Ultimately, you can’t control the economy, but you can control how you show up in it. And we’ve seen time and again that creators who build strong foundations weather tough seasons and come out even stronger.

Diversify your traffic

Don’t let algorithms decide your fate. Expanding where your traffic comes from can protect you from platform shifts and open up new audiences. Whether it’s leaning into your social strategy, investing in SEO, building your newsletter journey, or spreading out your digital footprint, diversifying gives you more control and more stability.

Build direct connections

Show up in ways that go beyond a single platform or post. Your brand, your voice, your presence across platforms? That’s what builds trust. It’s about showing up consistently, creating community, and giving people a reason to stick with you, not just the algorithm.
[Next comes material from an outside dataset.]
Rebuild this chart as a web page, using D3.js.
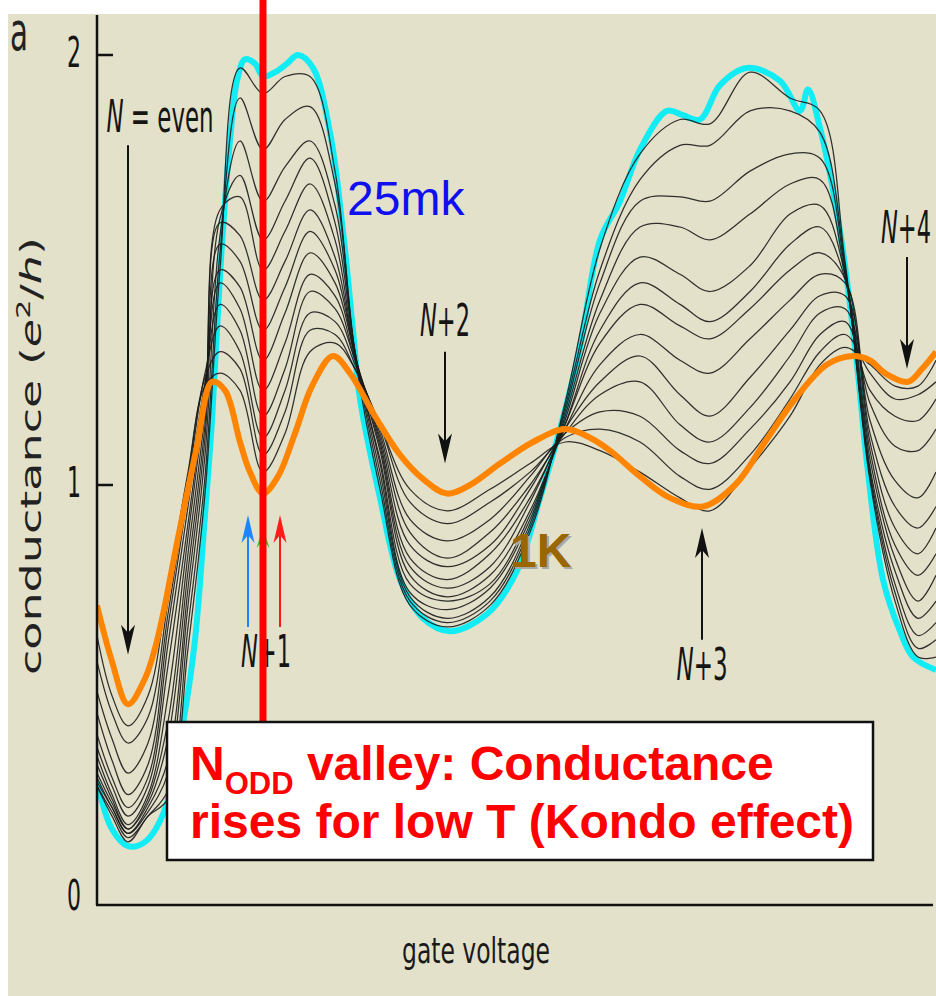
<!DOCTYPE html>
<html>
<head>
<meta charset="utf-8">
<script src="https://d3js.org/d3.v7.min.js"></script>
<style>
  body { margin: 0; background: #fff; }
  svg { display: block; }
</style>
</head>
<body>
<div id="chart"></div>
<script>
// gate voltage (arb. units) where the intermediate-temperature traces were read
var gateSteps = [0, 15, 31, 51, 71, 91, 108, 123, 143, 166, 188, 213, 238, 258, 283, 313,
                 350, 393, 433, 468, 503, 543, 583, 613, 653, 693, 723, 748, 773, 798, 821, 839];

// conductance (e^2/h) of the thin traces, lowest temperature first
var trace01 = [0.30,0.23,0.17,0.23,0.27,0.62,0.98,1.50,1.97,1.91,1.95,1.95,1.73,1.30,0.99,0.72,0.67,0.72,0.89,1.19,1.55,1.77,1.85,1.84,1.96,1.90,1.87,1.52,1.01,0.73,0.60,0.60];
var trace02 = [0.30,0.24,0.18,0.23,0.29,0.67,1.02,1.54,1.90,1.78,1.85,1.88,1.70,1.31,1.01,0.73,0.68,0.73,0.90,1.18,1.50,1.71,1.79,1.79,1.87,1.87,1.82,1.51,1.02,0.75,0.62,0.64];
var trace03 = [0.31,0.25,0.19,0.24,0.33,0.72,1.07,1.58,1.80,1.66,1.74,1.80,1.65,1.31,1.03,0.74,0.69,0.74,0.91,1.17,1.47,1.66,1.67,1.66,1.73,1.77,1.76,1.50,1.03,0.77,0.65,0.68];
var trace04 = [0.32,0.25,0.19,0.25,0.36,0.76,1.11,1.62,1.72,1.57,1.66,1.76,1.61,1.31,1.05,0.75,0.71,0.76,0.92,1.16,1.43,1.60,1.60,1.57,1.63,1.70,1.71,1.49,1.04,0.80,0.69,0.73];
var trace05 = [0.33,0.26,0.20,0.26,0.41,0.80,1.14,1.64,1.67,1.50,1.59,1.70,1.57,1.30,1.06,0.77,0.73,0.77,0.93,1.15,1.40,1.53,1.49,1.45,1.51,1.63,1.65,1.49,1.06,0.83,0.73,0.79];
var trace06 = [0.35,0.27,0.20,0.27,0.45,0.84,1.17,1.61,1.58,1.43,1.52,1.64,1.53,1.30,1.08,0.79,0.74,0.79,0.94,1.14,1.36,1.47,1.42,1.38,1.45,1.56,1.60,1.48,1.08,0.86,0.79,0.84];
var trace07 = [0.37,0.28,0.21,0.28,0.51,0.88,1.20,1.56,1.52,1.36,1.46,1.59,1.50,1.30,1.09,0.81,0.76,0.81,0.96,1.14,1.33,1.42,1.37,1.34,1.41,1.50,1.54,1.48,1.10,0.90,0.84,0.90];
var trace08 = [0.39,0.30,0.23,0.30,0.58,0.91,1.21,1.50,1.46,1.29,1.40,1.54,1.47,1.30,1.10,0.83,0.78,0.84,0.97,1.13,1.28,1.35,1.29,1.26,1.34,1.43,1.49,1.47,1.12,0.95,0.90,0.95];
var trace09 = [0.42,0.32,0.25,0.32,0.63,0.95,1.23,1.47,1.41,1.22,1.33,1.49,1.44,1.29,1.11,0.86,0.81,0.86,0.99,1.13,1.24,1.30,1.21,1.16,1.25,1.36,1.44,1.44,1.15,1.01,0.97,1.03];
var trace10 = [0.47,0.36,0.28,0.35,0.67,0.98,1.24,1.42,1.36,1.16,1.27,1.45,1.41,1.29,1.12,0.89,0.83,0.89,1.00,1.12,1.21,1.24,1.14,1.10,1.18,1.30,1.40,1.41,1.19,1.09,1.08,1.13];
var trace11 = [0.52,0.41,0.33,0.40,0.70,1.00,1.26,1.37,1.31,1.11,1.22,1.40,1.38,1.28,1.13,0.92,0.87,0.92,1.02,1.12,1.17,1.16,1.08,1.05,1.13,1.24,1.35,1.38,1.22,1.16,1.15,1.20];
var trace12 = [0.59,0.47,0.40,0.46,0.73,1.02,1.25,1.31,1.27,1.07,1.17,1.36,1.35,1.27,1.14,0.96,0.91,0.96,1.03,1.11,1.13,1.10,1.02,0.99,1.07,1.20,1.31,1.35,1.26,1.20,1.21,1.24];
var trace13 = [0.65,0.51,0.44,0.51,0.76,1.03,1.23,1.26,1.22,1.03,1.12,1.31,1.33,1.27,1.14,0.99,0.94,0.99,1.05,1.10,1.08,1.03,0.97,0.94,1.04,1.16,1.28,1.32,1.28,1.23,1.23,1.29];

// 25 mK trace
var gate25mK = [0,15,31,48,67,87,98,108,115,120,125,133,140,148,158,166,178,190,201,216,233,246,256,263,283,303,326,353,390,420,443,463,483,503,523,543,570,586,603,623,650,683,703,711,723,743,760,770,786,803,816,839];
var cond25mK = [0.31,0.20,0.16,0.17,0.24,0.46,0.64,0.93,1.15,1.36,1.56,1.80,1.94,1.99,1.98,1.95,1.96,1.98,2.00,1.97,1.82,1.59,1.36,1.20,0.97,0.78,0.69,0.66,0.70,0.80,0.97,1.13,1.32,1.57,1.66,1.78,1.87,1.86,1.85,1.93,1.97,1.94,1.87,1.92,1.83,1.59,1.28,1.05,0.78,0.66,0.60,0.57];

// 1 K trace
var gate1K = [0,15,31,48,58,67,77,83,100,115,128,143,153,166,181,198,215,236,253,278,303,328,350,373,403,436,468,493,513,543,573,606,638,668,698,730,756,773,788,811,825,839];
var cond1K = [0.72,0.59,0.49,0.55,0.62,0.71,0.83,0.90,1.09,1.24,1.22,1.10,1.03,0.98,1.02,1.12,1.23,1.30,1.26,1.16,1.07,1.01,0.98,1.00,1.05,1.10,1.13,1.11,1.08,1.02,0.97,0.95,1.00,1.10,1.20,1.28,1.30,1.29,1.26,1.24,1.27,1.31];

var yTickValues = [0, 1, 2];

var traces = [trace01, trace02, trace03, trace04, trace05, trace06, trace07,
              trace08, trace09, trace10, trace11, trace12, trace13];

var W = 936, H = 996;
var axisBottom = 905;
var narrow = "'Liberation Sans Narrow', 'DejaVu Sans Condensed', 'Roboto', sans-serif";
var arial = "'Liberation Sans', Arial, sans-serif";

var svg = d3.select("#chart").append("svg")
    .attr("width", W)
    .attr("height", H);

// beige panel
svg.append("rect")
    .attr("x", 8).attr("y", 14)
    .attr("width", W - 8).attr("height", H - 14)
    .attr("fill", "#e3e1ca");

var x = d3.scaleLinear().domain([0, 839]).range([97, 936]);
var y = d3.scaleLinear().domain([0, 2]).range([915, 55]);

svg.append("clipPath").attr("id", "plotClip")
    .append("rect").attr("x", 97).attr("y", 14).attr("width", W - 97).attr("height", H - 14);

var line = d3.line().curve(d3.curveCatmullRom.alpha(0.5));
function tracePath(gates, vals) {
    return line(vals.map(function (v, i) { return [x(gates[i]), y(v)]; }));
}

var plot = svg.append("g").attr("clip-path", "url(#plotClip)");

// 25 mK (cyan) under the thin traces
plot.append("path")
    .attr("d", tracePath(gate25mK, cond25mK))
    .attr("fill", "none")
    .attr("stroke", "#12ecf4")
    .attr("stroke-width", 6)
    .attr("stroke-linejoin", "round");

plot.selectAll(".trace")
    .data(traces)
    .join("path")
    .attr("class", "trace")
    .attr("d", function (d) { return tracePath(gateSteps, d); })
    .attr("fill", "none")
    .attr("stroke", "#1c1c1c")
    .attr("stroke-width", 1.25)
    .attr("stroke-opacity", 0.9);

// 1 K (orange) on top
plot.append("path")
    .attr("d", tracePath(gate1K, cond1K))
    .attr("fill", "none")
    .attr("stroke", "#ff8500")
    .attr("stroke-width", 6)
    .attr("stroke-linejoin", "round");

// axes
svg.append("line")
    .attr("x1", 97).attr("x2", 97).attr("y1", 15).attr("y2", axisBottom)
    .attr("stroke", "#111").attr("stroke-width", 2.5);
svg.append("line")
    .attr("x1", 96).attr("x2", 933).attr("y1", axisBottom).attr("y2", axisBottom)
    .attr("stroke", "#111").attr("stroke-width", 2.5);

svg.selectAll(".ytick")
    .data(yTickValues.filter(function (v) { return v > 0; }))
    .join("line")
    .attr("class", "ytick")
    .attr("x1", 97).attr("x2", 113)
    .attr("y1", function (d) { return y(d); })
    .attr("y2", function (d) { return y(d); })
    .attr("stroke", "#111").attr("stroke-width", 2.5);

svg.selectAll(".ylab")
    .data(yTickValues)
    .join("text")
    .attr("class", "ylab")
    .attr("x", 81)
    .attr("y", function (d) { return d === 0 ? axisBottom + 5 : y(d) + 12; })
    .attr("text-anchor", "end")
    .attr("textLength", 14)
    .attr("lengthAdjust", "spacingAndGlyphs")
    .style("font-family", narrow)
    .style("font-size", "42px")
    .attr("fill", "#151515")
    .text(function (d) { return d; });

// panel letter
svg.append("text")
    .attr("x", 10).attr("y", 50)
    .attr("textLength", 18).attr("lengthAdjust", "spacingAndGlyphs")
    .style("font-family", narrow).style("font-size", "54px")
    .attr("fill", "#222")
    .text("a");

// y axis title
var ytitle = svg.append("text")
    .attr("transform", "translate(41,456) rotate(-90)")
    .attr("text-anchor", "middle")
    .attr("textLength", 438).attr("lengthAdjust", "spacingAndGlyphs")
    .style("font-family", "'DejaVu Sans', Verdana, sans-serif")
    .style("font-size", "29px")
    .attr("fill", "#222");
ytitle.append("tspan").text("conductance (");
ytitle.append("tspan").style("font-style", "italic").text("e");
ytitle.append("tspan").attr("dy", -11).style("font-size", "19px").text("2");
ytitle.append("tspan").attr("dy", 11).text("/");
ytitle.append("tspan").style("font-style", "italic").text("h");
ytitle.append("tspan").text(")");

// x axis title
svg.append("text")
    .attr("x", 476).attr("y", 963)
    .attr("text-anchor", "middle")
    .attr("textLength", 148).attr("lengthAdjust", "spacingAndGlyphs")
    .style("font-family", narrow).style("font-size", "36px")
    .attr("fill", "#1a1a1a")
    .text("gate voltage");

// arrows
function arrow(g, from, to, color, half, len) {
    var xa = x(g), y0 = y(from), y1 = y(to);
    var dir = y1 > y0 ? 1 : -1;
    svg.append("line")
        .attr("x1", xa).attr("x2", xa)
        .attr("y1", y0).attr("y2", y1 - dir * 18)
        .attr("stroke", color).attr("stroke-width", 2);
    svg.append("path")
        .attr("d", "M" + xa + "," + y1 +
            "L" + (xa - half) + "," + (y1 - dir * len) +
            "L" + xa + "," + (y1 - dir * (len - 8)) +
            "L" + (xa + half) + "," + (y1 - dir * len) + "Z")
        .attr("fill", color);
}
arrow(31, 1.79, 0.605, "#111", 7, 30);
arrow(348, 1.31, 1.05, "#111", 7, 30);
arrow(605, 0.64, 0.90, "#111", 7, 30);
arrow(810, 1.53, 1.27, "#111", 7, 30);
arrow(151, 0.67, 0.93, "#1a86ff", 6.5, 28);
arrow(166, 0.67, 0.90, "#22cc22", 6.5, 20);
arrow(183, 0.67, 0.93, "#ff1a1a", 6.5, 28);

// N labels
function nLabel(cx, base, rest, w) {
    var t = svg.append("text")
        .attr("x", cx).attr("y", base)
        .attr("text-anchor", "middle")
        .attr("textLength", w).attr("lengthAdjust", "spacingAndGlyphs")
        .style("font-family", narrow).style("font-size", "44px")
        .style("white-space", "pre")
        .attr("fill", "#151515");
    t.append("tspan").style("font-style", "italic").text("N");
    t.append("tspan").text(rest);
}
nLabel(160, 132, " = even", 107);
nLabel(445, 336, "+2", 50);
nLabel(702, 680, "+3", 51);
nLabel(906, 243, "+4", 50);
nLabel(266, 667, "+1", 50);

// temperature labels
svg.append("text")
    .attr("x", 347).attr("y", 215)
    .style("font-family", arial).style("font-size", "48px")
    .attr("fill", "#0f0ff0")
    .text("25mk");
svg.append("text")
    .attr("x", 512).attr("y", 569)
    .style("font-family", arial).style("font-size", "48px").style("font-weight", "bold")
    .attr("fill", "#a8a8a8")
    .text("1K");
svg.append("text")
    .attr("x", 510).attr("y", 567)
    .style("font-family", arial).style("font-size", "48px").style("font-weight", "bold")
    .attr("fill", "#9a6600")
    .text("1K");

// red marker through the N+1 valley
svg.append("line")
    .attr("x1", x(166)).attr("x2", x(166))
    .attr("y1", 0).attr("y2", 722)
    .attr("stroke", "#ff0000").attr("stroke-width", 7);

// note box
svg.append("rect")
    .attr("x", 167).attr("y", 722)
    .attr("width", 706).attr("height", 138)
    .attr("fill", "#fff")
    .attr("stroke", "#111").attr("stroke-width", 2.5);

var note1 = svg.append("text")
    .attr("x", 190).attr("y", 780)
    .style("font-family", arial).style("font-size", "48px").style("font-weight", "bold")
    .style("white-space", "pre")
    .attr("fill", "#ff0000");
note1.append("tspan").text("N");
note1.append("tspan").attr("dy", 14).style("font-size", "31px").text("ODD");
note1.append("tspan").attr("dy", -14).text(" valley: Conductance");

svg.append("text")
    .attr("x", 190).attr("y", 838)
    .style("font-family", arial).style("font-size", "48px").style("font-weight", "bold")
    .attr("fill", "#ff0000")
    .text("rises for low T (Kondo effect)");
</script>
</body>
</html>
When your audience knows you, they’ll follow you wherever you go.

Make sure your ad layout is working hard

A well-optimized layout can make a big difference in your earnings. We’ve got tools to test and tweak, and real humans who can walk you through what’s working best for your site. As ad spend bounces back, sites that drove results for advertisers in the downturn will be best positioned to pull in higher RPMs. Let us help you figure this part out!

Check the Brand Safety tab in your Raptive dashboard

If you’re seeing flagged posts that aren’t generating a large amount of traffic, they can typically be ignored, but issues on high-traffic pages can usually be addressed with a few simple tweaks.

For Raptive creators, we also have this resource that offers more tips. 

No one knows if or when economic conditions will improve, but we have a commitment to you. Whether the economy speeds up or slows down, our focus stays the same: protecting your revenue and helping your business thrive.

You don’t have to ride this roller coaster alone—we’re in your corner, ready to tackle whatever comes next.